=== Material ===
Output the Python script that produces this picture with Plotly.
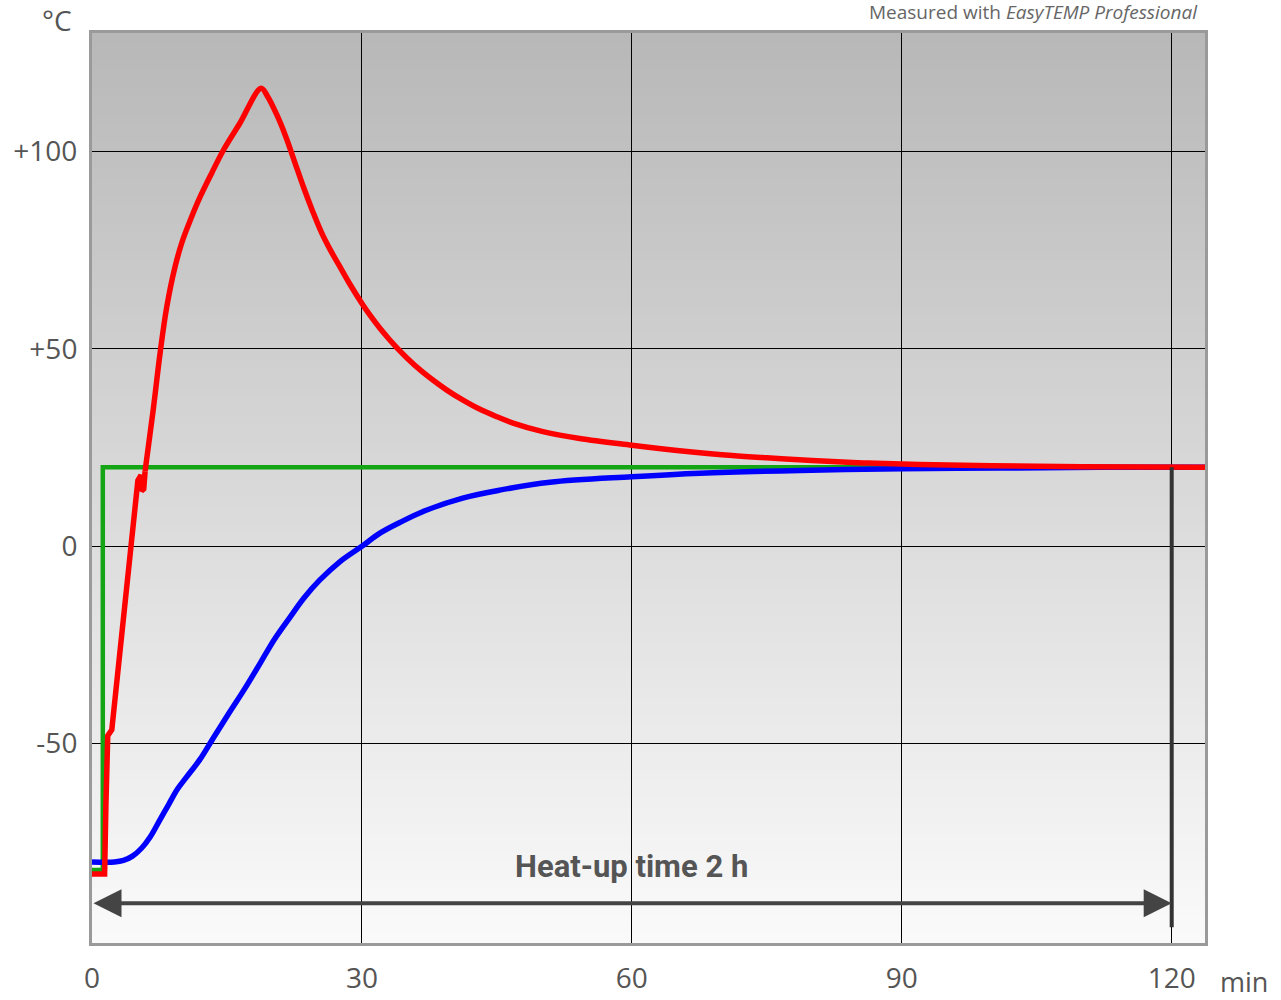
import plotly.graph_objects as go

# ---- data ----
red_rise_t = [0, 1.4, 1.55, 1.75, 2.2, 3.1, 4.2, 5.1, 5.45, 5.5, 5.75, 5.9]
red_rise_y = [-83, -83, -65, -48, -46.5, -26, -1, 16.7, 18, 14, 14.5, 19]

red_t = [5.9, 6.8, 7.6, 8.3, 9.2, 10, 11, 12, 13.3, 14.6, 16.4, 18.8, 19.5, 20.5, 21.5, 22.5, 23.5,
         24.5, 25.5, 26.5, 27.5, 28.5, 30, 31, 32, 33, 34, 35, 36.5, 38, 39.4, 41, 43, 45, 46.8, 50,
         54.2, 60, 65.3, 70, 75, 80, 85.7, 92, 100, 110, 123.7]
red_y = [19, 34.5, 49.5, 60.5, 70.5, 77, 83, 88.4, 94.5, 100.3, 107, 116, 114, 109.5, 104, 97.5, 91,
         85, 79.5, 75, 71, 67, 61.5, 58.2, 55.2, 52.5, 50, 47.7, 44.6, 41.9, 39.6, 37.3, 34.8, 32.8,
         31.2, 29.1, 27.3, 25.6, 24.2, 23.2, 22.4, 21.7, 21.1, 20.7, 20.4, 20.15, 20]

blue_t = [0, 2.5, 3.5, 4.5, 5.5, 6.5, 7.5, 8.5, 9.5, 10.5, 12, 13.5, 15.3, 17, 18.7, 20.3, 22, 23.6,
          25.3, 27.5, 30, 32, 34.2, 37, 41.2, 45.3, 50.9, 60, 67.6, 78.7, 90, 100.9, 112, 123.7]
blue_y = [-80, -80, -79.6, -78.5, -76.5, -73.5, -69.5, -65.5, -61.5, -58.5, -54, -48.5, -42, -36,
          -29.6, -23.5, -18, -13, -8.6, -4, 0, 3.3, 6, 9, 12.2, 14.2, 16.2, 17.6, 18.5, 19.2, 19.6,
          19.8, 20, 20]

green_t = [0, 1.2, 1.2, 123.7]
green_y = [-82, -82, 20, 20]

x_ticks = [0, 30, 60, 90, 120]
x_labels = ["0", "30", "60", "90", "120"]
y_ticks = [-50, 0, 50, 100]
y_labels = ["-50", "0", "+50", "+100"]

heatup_start, heatup_end, heatup_y = 0, 120, -90.4
marker_top, marker_bottom = 20, -96.5
label_text = "Heat-up time 2 h"

fig = go.Figure()

# background vertical gradient (styling)
n = 100
shapes = []
for i in range(n):
    f = i / (n - 1)
    c = int(round(250 - (250 - 184) * f))
    shapes.append(dict(type="rect", xref="paper", yref="paper", x0=0, x1=1,
                       y0=i / n, y1=(i + 1) / n + 0.002, line=dict(width=0),
                       fillcolor=f"rgb({c},{c},{c})", layer="below"))

fig.add_trace(go.Scatter(x=green_t, y=green_y, mode="lines",
                         line=dict(color="#13a513", width=4.5), hoverinfo="skip"))
fig.add_trace(go.Scatter(x=blue_t, y=blue_y, mode="lines",
                         line=dict(color="#0000ff", width=5.5, shape="spline", smoothing=1), hoverinfo="skip"))
fig.add_trace(go.Scatter(x=red_rise_t, y=red_rise_y, mode="lines",
                         line=dict(color="#ff0000", width=5.5), hoverinfo="skip"))
fig.add_trace(go.Scatter(x=red_t, y=red_y, mode="lines",
                         line=dict(color="#ff0000", width=5.5, shape="spline", smoothing=1), hoverinfo="skip"))

shapes.append(dict(type="line", xref="x", yref="y", x0=heatup_end, x1=heatup_end,
                   y0=marker_top, y1=marker_bottom, line=dict(color="#333333", width=4)))

fig.update_layout(
    width=1281, height=1000,
    margin=dict(l=92, r=76, t=33, b=57),
    paper_bgcolor="white", plot_bgcolor="rgba(0,0,0,0)",
    showlegend=False,
    shapes=shapes,
    font=dict(family="Open Sans", color="#555555", size=28),
    xaxis=dict(range=[0, 123.7], tickvals=x_ticks, ticktext=x_labels, automargin=False,
               showgrid=True, gridcolor="#000000", gridwidth=1, zeroline=False,
               showline=True, linecolor="#9a9a9a", linewidth=3, mirror=True,
               ticks="", ticklabelstandoff=8, tickfont=dict(size=28, color="#555555")),
    yaxis=dict(range=[-100.5, 130], tickvals=y_ticks, ticktext=y_labels, automargin=False,
               showgrid=True, gridcolor="#000000", gridwidth=1, zeroline=False,
               showline=True, linecolor="#9a9a9a", linewidth=3, mirror=True,
               ticks="", ticklabelstandoff=6, tickfont=dict(size=28, color="#555555")),
    annotations=[
        dict(x=heatup_end, y=heatup_y, ax=heatup_start, ay=heatup_y, xref="x", yref="y",
             axref="x", ayref="y", text="", showarrow=True, arrowhead=2, arrowside="end+start",
             arrowsize=1.4, arrowwidth=4, arrowcolor="#444444"),
        dict(x=60, y=-81, xref="x", yref="y", text="<b>" + label_text + "</b>", showarrow=False,
             font=dict(family="Roboto", size=31, color="#555555")),
        dict(x=-0.0314, y=1.0143, xref="paper", yref="paper", xanchor="center", yanchor="middle",
             text="°C", showarrow=False, font=dict(size=28, color="#555555")),
        dict(x=1.0350, y=-0.0428, xref="paper", yref="paper", xanchor="center", yanchor="middle",
             text="min", showarrow=False, font=dict(size=27, color="#555555")),
        dict(x=0.9955, y=1.0231, xref="paper", yref="paper", xanchor="right", yanchor="middle",
             text="Measured with <i>EasyTEMP Professional</i>", showarrow=False,
             font=dict(size=19, color="#666666")),
    ],
)

fig.write_html("out.html", config={"displayModeBar": False},
               post_script="document.body.style.margin='0';")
===
Exercise directions
Your answer should be a single number: the count of lines containing the word "with".

Output for this exercise
2